_Directions for this task_
Copy out the records in full, word for word, without pictures.

* Begin Data to use *

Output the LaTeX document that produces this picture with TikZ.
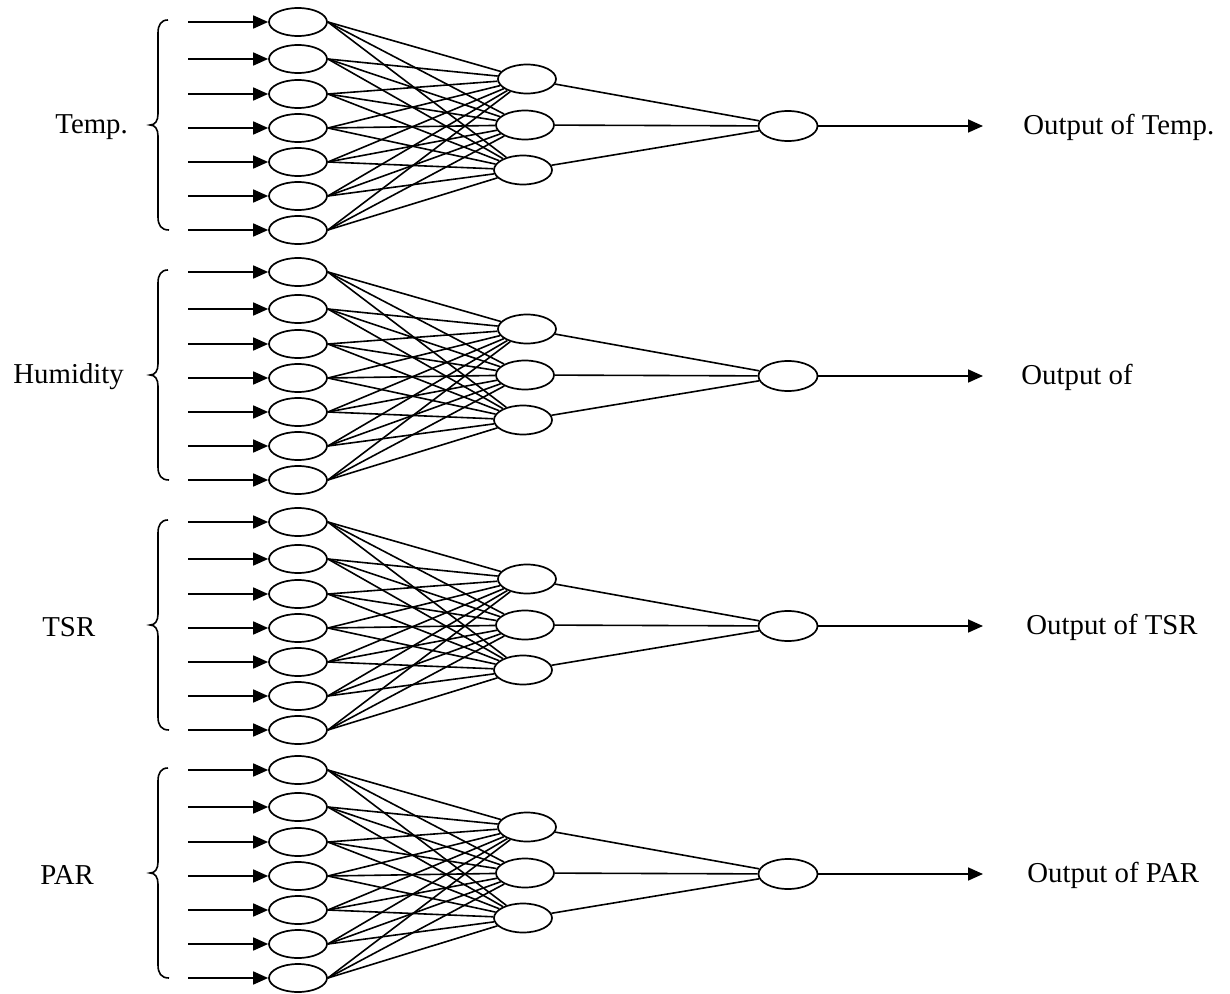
\documentclass[tikz,border=0pt]{standalone}
\usepackage{fontspec}
\setmainfont{Liberation Serif}
\usetikzlibrary{arrows.meta,shapes.geometric}
\tikzset{
  x=0.5pt,y=-0.5pt,
  neuron/.style={draw,ellipse,line width=0.85pt,inner sep=0pt},
  inp/.style={neuron,minimum width=29pt,minimum height=14pt},
  hid/.style={neuron,minimum width=29pt,minimum height=14.5pt},
  outn/.style={neuron,minimum width=29.5pt,minimum height=15pt},
  conn/.style={line width=0.8pt},
  arr/.style={line width=0.85pt,-{Triangle[length=7.5pt,width=6.5pt]}},
  bracepath/.style={line width=0.8pt},
  lbl/.style={inner sep=0pt,font=\fontsize{14.4}{17}\selectfont}
}
\newcommand{\nnblock}[6]{%
  \foreach \k/\yy in {1/22,2/59,3/94,4/128,5/162,6/196,7/230}{%
    \node[inp] (#2i\k) at (298,#1+\yy) {};
    \coordinate (#2s\k) at (188,#1+\yy);
    \draw[arr] (#2s\k) -- (#2i\k);
  }
  \foreach \k/\xx/\yy in {1/527/79,2/525/125,3/523/170}{%
    \node[hid] (#2h\k) at (\xx,#1+\yy) {};
  }
  \node[outn] (#2o) at (788,#1+126) {};
  \foreach \a in {1,...,7}{%
    \foreach \b in {1,2,3}{%
      \draw[conn] (#2i\a.east) -- (#2h\b);
    }
  }
  \foreach \b in {1,2,3}{%
    \draw[conn] (#2h\b) -- (#2o);
  }
  \coordinate (#2e) at (983,#1+126);
  \draw[arr] (#2o) -- (#2e);
  \draw[bracepath] (168,#1+20) .. controls (161,#1+20) and (158,#1+25) .. (158,#1+33)
     -- (158,#1+114) .. controls (158,#1+121) and (155,#1+125) .. (150,#1+125)
     .. controls (155,#1+125) and (158,#1+129) .. (158,#1+136)
     -- (158,#1+217) .. controls (158,#1+225) and (161,#1+230) .. (169,#1+230);
  \node[lbl,anchor=west] (#2l) at (#4,#1+127) {#3};
  \node[lbl,anchor=west] (#2t) at (#6,#1+127) {#5};
}
\begin{document}
\begin{tikzpicture}
  \useasboundingbox (0,0) rectangle (1230,994);
  \nnblock{0}{A}{Temp.}{55}{Output of Temp.}{1023}
  \nnblock{250}{B}{Humidity}{13}{Output of}{1021}
  \nnblock{500}{C}{TSR}{42}{Output of TSR}{1026}
  \nnblock{748}{D}{PAR}{40}{Output of PAR}{1027}
\end{tikzpicture}
\end{document}
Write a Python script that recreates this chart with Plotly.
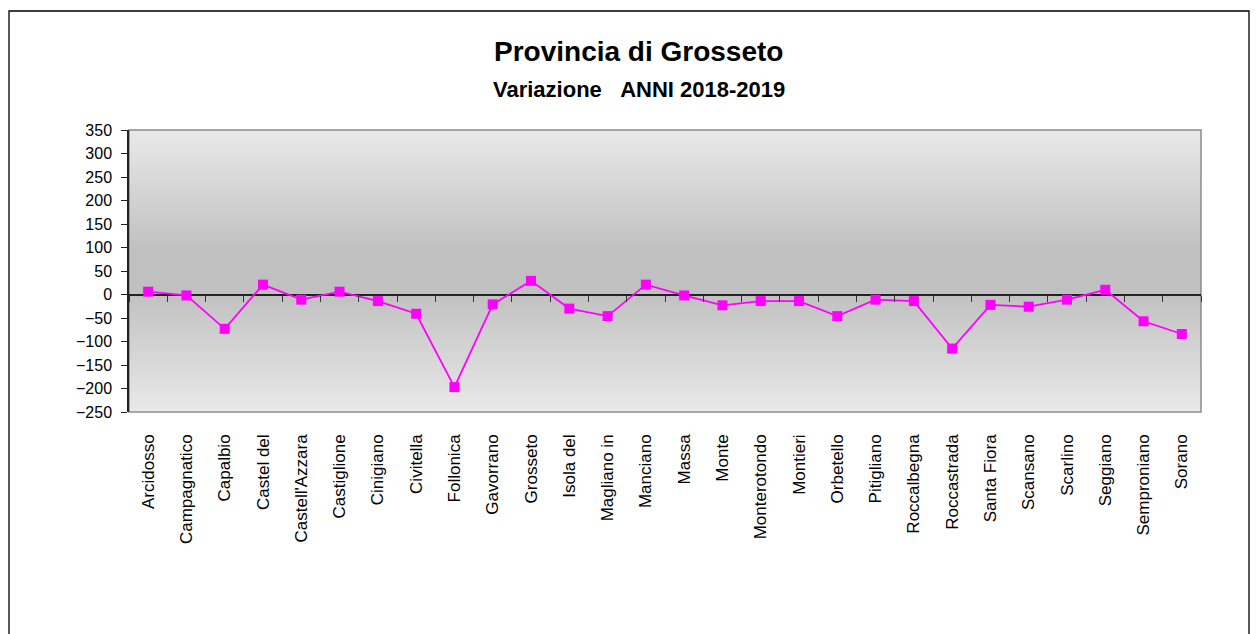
import plotly.graph_objects as go

comuni = ["Arcidosso", "Campagnatico", "Capalbio", "Castel del", "Castell'Azzara",
          "Castiglione", "Cinigiano", "Civitella", "Follonica", "Gavorrano",
          "Grosseto", "Isola del", "Magliano in", "Manciano", "Massa", "Monte",
          "Monterotondo", "Montieri", "Orbetello", "Pitigliano", "Roccalbegna",
          "Roccastrada", "Santa Fiora", "Scansano", "Scarlino", "Seggiano",
          "Semproniano", "Sorano"]
variazione = [6, -2, -73, 21, -11, 6, -14, -41, -197, -21,
              29, -30, -46, 21, -2, -23, -14, -14, -46, -11,
              -14, -115, -22, -26, -11, 10, -57, -84]
y_ticks = [-250, -200, -150, -100, -50, 0, 50, 100, 150, 200, 250, 300, 350]

titolo = "Provincia di Grosseto"
sottotitolo = "Variazione\u00a0\u00a0\u00a0ANNI 2018-2019"

FONT = "Liberation Sans, Arial, sans-serif"

fig = go.Figure()

fig.add_trace(go.Scatter(
    x=comuni, y=variazione, mode="lines+markers",
    line=dict(color="#ff00ff", width=1.8),
    marker=dict(symbol="square", size=10, color="#ff00ff"),
    showlegend=False, hoverinfo="x+y",
))
# invisible trace to carry the tick marks on the zero line
fig.add_trace(go.Scatter(
    x=comuni, y=variazione, mode="markers", xaxis="x2",
    marker=dict(opacity=0, size=1), showlegend=False, hoverinfo="skip",
))

# gradient background bands
shapes = []
n = 141
for i in range(n):
    y0 = i / n
    y1 = (i + 1) / n
    mid = (y0 + y1) / 2
    d = max(0.0, abs(mid - 0.5) - 0.07) / 0.43
    g = int(round(192 + 41 * d))
    col = f"rgb({g},{g},{g})"
    shapes.append(dict(type="rect", xref="paper", yref="paper", x0=0, x1=1,
                       y0=y0, y1=y1 + 0.002, fillcolor=col, line=dict(width=0),
                       layer="below"))
# plot border
shapes.append(dict(type="rect", xref="paper", yref="paper", x0=0, x1=1, y0=0, y1=1,
                   line=dict(color="#8c8c8c", width=1.5), layer="below"))
# outer chart border
shapes.append(dict(type="rect", xref="paper", yref="paper",
                   x0=(9 - 129) / 1072, x1=(1249 - 129) / 1072,
                   y0=-0.85, y1=(412 - 11) / 282,
                   line=dict(color="black", width=1.3), layer="above"))

fig.update_layout(
    width=1260, height=634,
    margin=dict(l=129, r=59, t=130, b=222),
    paper_bgcolor="white", plot_bgcolor="rgba(0,0,0,0)",
    font=dict(family=FONT, color="black", size=16),
    shapes=shapes,
    annotations=[
        dict(text=f"<b>{titolo}</b>", xref="paper", yref="paper", x=0.4757,
             y=(412 - 51) / 282, xanchor="center", yanchor="middle",
             showarrow=False, font=dict(size=28, family=FONT)),
        dict(text=f"<b>{sottotitolo}</b>", xref="paper", yref="paper", x=0.4757,
             y=(412 - 89) / 282, xanchor="center", yanchor="middle",
             showarrow=False, font=dict(size=22, family=FONT)),
    ],
    xaxis=dict(
        type="category", categoryorder="array", categoryarray=comuni,
        range=[-0.5, len(comuni) - 0.5],
        tickangle=-90, showgrid=False, showline=False, ticks="",
        tickfont=dict(size=17, family=FONT), ticklabelstandoff=18,
        zeroline=False,
    ),
    xaxis2=dict(
        type="category", categoryorder="array", categoryarray=comuni,
        range=[-0.5, len(comuni) - 0.5],
        overlaying="x", anchor="free", position=250 / 600, side="bottom",
        showticklabels=False, ticks="outside", tickson="boundaries",
        ticklen=6, tickwidth=1.3, tickcolor="#333333", showgrid=False,
        showline=False, zeroline=False,
    ),
    yaxis=dict(
        range=[-250, 350], tickmode="array", tickvals=y_ticks,
        showgrid=False, zeroline=True, zerolinecolor="#222222", zerolinewidth=1.5,
        showline=True, linecolor="#222222", linewidth=1.5,
        ticks="outside", ticklen=6, tickcolor="#222222", tickwidth=1.3,
        tickfont=dict(size=16, family=FONT), ticklabelstandoff=6,
    ),
)

fig.write_html("out.html", config={"displayModeBar": False},
               post_script="document.body.style.margin='0px';document.body.style.overflow='hidden';")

* End Data to use *

_Solution to this problem_
Output the LaTeX document that produces this picture with TikZ.
\documentclass[tikz,border=0pt]{standalone}
\usepackage{fontspec}
\setmainfont{Liberation Serif}
\usetikzlibrary{arrows.meta,shapes.geometric}
\tikzset{
  x=0.5pt,y=-0.5pt,
  neuron/.style={draw,ellipse,line width=0.85pt,inner sep=0pt},
  inp/.style={neuron,minimum width=29pt,minimum height=14pt},
  hid/.style={neuron,minimum width=29pt,minimum height=14.5pt},
  outn/.style={neuron,minimum width=29.5pt,minimum height=15pt},
  conn/.style={line width=0.8pt},
  arr/.style={line width=0.85pt,-{Triangle[length=7.5pt,width=6.5pt]}},
  bracepath/.style={line width=0.8pt},
  lbl/.style={inner sep=0pt,font=\fontsize{14.4}{17}\selectfont}
}
\newcommand{\nnblock}[6]{%
  \foreach \k/\yy in {1/22,2/59,3/94,4/128,5/162,6/196,7/230}{%
    \node[inp] (#2i\k) at (298,#1+\yy) {};
    \coordinate (#2s\k) at (188,#1+\yy);
    \draw[arr] (#2s\k) -- (#2i\k);
  }
  \foreach \k/\xx/\yy in {1/527/79,2/525/125,3/523/170}{%
    \node[hid] (#2h\k) at (\xx,#1+\yy) {};
  }
  \node[outn] (#2o) at (788,#1+126) {};
  \foreach \a in {1,...,7}{%
    \foreach \b in {1,2,3}{%
      \draw[conn] (#2i\a.east) -- (#2h\b);
    }
  }
  \foreach \b in {1,2,3}{%
    \draw[conn] (#2h\b) -- (#2o);
  }
  \coordinate (#2e) at (983,#1+126);
  \draw[arr] (#2o) -- (#2e);
  \draw[bracepath] (168,#1+20) .. controls (161,#1+20) and (158,#1+25) .. (158,#1+33)
     -- (158,#1+114) .. controls (158,#1+121) and (155,#1+125) .. (150,#1+125)
     .. controls (155,#1+125) and (158,#1+129) .. (158,#1+136)
     -- (158,#1+217) .. controls (158,#1+225) and (161,#1+230) .. (169,#1+230);
  \node[lbl,anchor=west] (#2l) at (#4,#1+127) {#3};
  \node[lbl,anchor=west] (#2t) at (#6,#1+127) {#5};
}
\begin{document}
\begin{tikzpicture}
  \useasboundingbox (0,0) rectangle (1230,994);
  \nnblock{0}{A}{Temp.}{55}{Output of Temp.}{1023}
  \nnblock{250}{B}{Humidity}{13}{Output of}{1021}
  \nnblock{500}{C}{TSR}{42}{Output of TSR}{1026}
  \nnblock{748}{D}{PAR}{40}{Output of PAR}{1027}
\end{tikzpicture}
\end{document}
Write a Python script that recreates this chart with Plotly.
import plotly.graph_objects as go

comuni = ["Arcidosso", "Campagnatico", "Capalbio", "Castel del", "Castell'Azzara",
          "Castiglione", "Cinigiano", "Civitella", "Follonica", "Gavorrano",
          "Grosseto", "Isola del", "Magliano in", "Manciano", "Massa", "Monte",
          "Monterotondo", "Montieri", "Orbetello", "Pitigliano", "Roccalbegna",
          "Roccastrada", "Santa Fiora", "Scansano", "Scarlino", "Seggiano",
          "Semproniano", "Sorano"]
variazione = [6, -2, -73, 21, -11, 6, -14, -41, -197, -21,
              29, -30, -46, 21, -2, -23, -14, -14, -46, -11,
              -14, -115, -22, -26, -11, 10, -57, -84]
y_ticks = [-250, -200, -150, -100, -50, 0, 50, 100, 150, 200, 250, 300, 350]

titolo = "Provincia di Grosseto"
sottotitolo = "Variazione\u00a0\u00a0\u00a0ANNI 2018-2019"

FONT = "Liberation Sans, Arial, sans-serif"

fig = go.Figure()

fig.add_trace(go.Scatter(
    x=comuni, y=variazione, mode="lines+markers",
    line=dict(color="#ff00ff", width=1.8),
    marker=dict(symbol="square", size=10, color="#ff00ff"),
    showlegend=False, hoverinfo="x+y",
))
# invisible trace to carry the tick marks on the zero line
fig.add_trace(go.Scatter(
    x=comuni, y=variazione, mode="markers", xaxis="x2",
    marker=dict(opacity=0, size=1), showlegend=False, hoverinfo="skip",
))

# gradient background bands
shapes = []
n = 141
for i in range(n):
    y0 = i / n
    y1 = (i + 1) / n
    mid = (y0 + y1) / 2
    d = max(0.0, abs(mid - 0.5) - 0.07) / 0.43
    g = int(round(192 + 41 * d))
    col = f"rgb({g},{g},{g})"
    shapes.append(dict(type="rect", xref="paper", yref="paper", x0=0, x1=1,
                       y0=y0, y1=y1 + 0.002, fillcolor=col, line=dict(width=0),
                       layer="below"))
# plot border
shapes.append(dict(type="rect", xref="paper", yref="paper", x0=0, x1=1, y0=0, y1=1,
                   line=dict(color="#8c8c8c", width=1.5), layer="below"))
# outer chart border
shapes.append(dict(type="rect", xref="paper", yref="paper",
                   x0=(9 - 129) / 1072, x1=(1249 - 129) / 1072,
                   y0=-0.85, y1=(412 - 11) / 282,
                   line=dict(color="black", width=1.3), layer="above"))

fig.update_layout(
    width=1260, height=634,
    margin=dict(l=129, r=59, t=130, b=222),
    paper_bgcolor="white", plot_bgcolor="rgba(0,0,0,0)",
    font=dict(family=FONT, color="black", size=16),
    shapes=shapes,
    annotations=[
        dict(text=f"<b>{titolo}</b>", xref="paper", yref="paper", x=0.4757,
             y=(412 - 51) / 282, xanchor="center", yanchor="middle",
             showarrow=False, font=dict(size=28, family=FONT)),
        dict(text=f"<b>{sottotitolo}</b>", xref="paper", yref="paper", x=0.4757,
             y=(412 - 89) / 282, xanchor="center", yanchor="middle",
             showarrow=False, font=dict(size=22, family=FONT)),
    ],
    xaxis=dict(
        type="category", categoryorder="array", categoryarray=comuni,
        range=[-0.5, len(comuni) - 0.5],
        tickangle=-90, showgrid=False, showline=False, ticks="",
        tickfont=dict(size=17, family=FONT), ticklabelstandoff=18,
        zeroline=False,
    ),
    xaxis2=dict(
        type="category", categoryorder="array", categoryarray=comuni,
        range=[-0.5, len(comuni) - 0.5],
        overlaying="x", anchor="free", position=250 / 600, side="bottom",
        showticklabels=False, ticks="outside", tickson="boundaries",
        ticklen=6, tickwidth=1.3, tickcolor="#333333", showgrid=False,
        showline=False, zeroline=False,
    ),
    yaxis=dict(
        range=[-250, 350], tickmode="array", tickvals=y_ticks,
        showgrid=False, zeroline=True, zerolinecolor="#222222", zerolinewidth=1.5,
        showline=True, linecolor="#222222", linewidth=1.5,
        ticks="outside", ticklen=6, tickcolor="#222222", tickwidth=1.3,
        tickfont=dict(size=16, family=FONT), ticklabelstandoff=6,
    ),
)

fig.write_html("out.html", config={"displayModeBar": False},
               post_script="document.body.style.margin='0px';document.body.style.overflow='hidden';")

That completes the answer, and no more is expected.